2) If I were a non-member, and if something like this happened with someone I know and/or revere, and if I understood Mormon doctrine better than most people do, I would be FAR more upset about the confirmation than about the baptism. I could understand the general concept of baptism for the dead, but I would have a hard time understanding the idea that a church continues past death and that my ancestor had been confirmed as a member of a particular church in the next life. I'm a firmly believing member, and even I don't see it that way. I'm OK with the practice of temple confirmations (since I can view it all symbolically), but I absolutely can understand why others would be upset about it who have no viewpoint other than the literal.

3) Finally, if we exclude some people, where do we draw the line? Do we stop baptizing everyone whose kin or nationality might get upset about it? That would include just about everyone. If so, we might as well shut down the temples completely - and I absolutely don't want that happening. The concept and principle of universal opportunity for salvation and exaltation is one of my favorite aspects of Mormonism - and I really do love the embodiment of that in the vicarious ordinances for the dead. Do we only stop baptizing celebrities and famous people - those whose names are easily recognizable? That just doesn't sit well at all with me. I'd rather shut down the temples than say, "We'll baptize all individuals whose work won't cause a scene, but we'll skip all those famous people whose work might do so."
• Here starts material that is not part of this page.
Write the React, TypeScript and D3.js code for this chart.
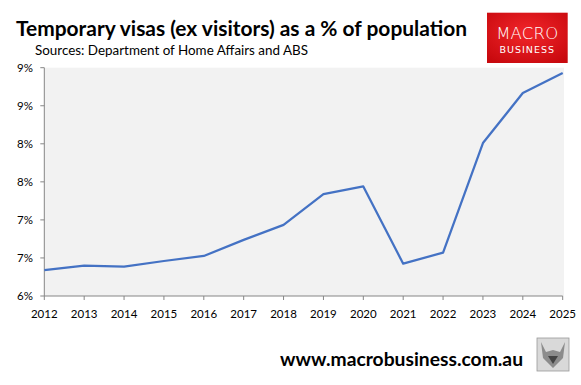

Honestly, I really am torn on this one a bit - since I don't want to gut one of my favorite aspects of Mormonism. In many ways, my choice would be to have the Church issue a press release laying out exactly why we perform temple ordinances (with a Biblical justification), that there is no aspect of coercion or lack of choice in the practice, that the ordinances are not seen as binding in any way for those involved and that we won't stop doing something we believe has been commanded by Heavenly Father and Jesus Christ. I'd rather have a strong statement saying, essentially:

"This is a core element of our theology, and we won't back down from it." 

I also would reiterate to the membership that their first concern should be finding and doing the work for their own ancestors, not submitting names of people to whom they are not descended directly unless they can show that they have exhausted all possibility of furthering their own genealogical research.

I know that would not help our missionary work with some people, but I think it actually would with others - and I just see it as the right things to do, if we really do believe in the concept and principle of the work done in the temple (even if we see it as purely symbolic).


Jettboy said...

"Imagine if a Rabbi said that Joseph Smith Jr. had been initiated in the Jewish religion now that he was on the other side of death. And because of that his whole life, all the work he stood for and his death are now worthless from the viewpoint of Mormonism. How would the LDS membership feel about that?"

Laugh their heads off that person has any authority to claim what happens after death. It also includes a rather ignorant understanding of Mormon beliefs about authority and Judaism. That would then be followed by a shrug. Others performing rituals for anything other than deliberate mocking is not a big deal for reasons too complicated to articulate in a comment. Its the same reason Mormons generally were not up in arms about Harry Potter's magic.

Firebyrd said...

I really don't think a press release would help. I asked on my Livejournal once why people got upset about it and explained our beliefs in detail. Several people brought up the issue of coercion, and even after I reiterated that it's a completely voluntary thing and no one is forced, they still didn't seem to understand. Their concept of baptism was so fundamentally different that I couldn't figure out how to bridge the gap. They even kept saying things like, "What if someone were to baptize you Muslim?" and I'd say, "I'd say thanks for trying to help me out in my eternal salvation, though I wouldn't believe it was valid." We just kept talking past each other.

I agree we should just keep doing stuff, though. We know there's nothing forced, and assuming our view of the universe is correct, those whose work is being done knows it's not forced, and if our worldview is incorrect, it doesn't do jack anyway.

Richard Alger said...

If we follow the current policy of the church, all people will be able to be baptized. You only have to show that you are a blood relative to the person and have them be born 110 years ago or earlier.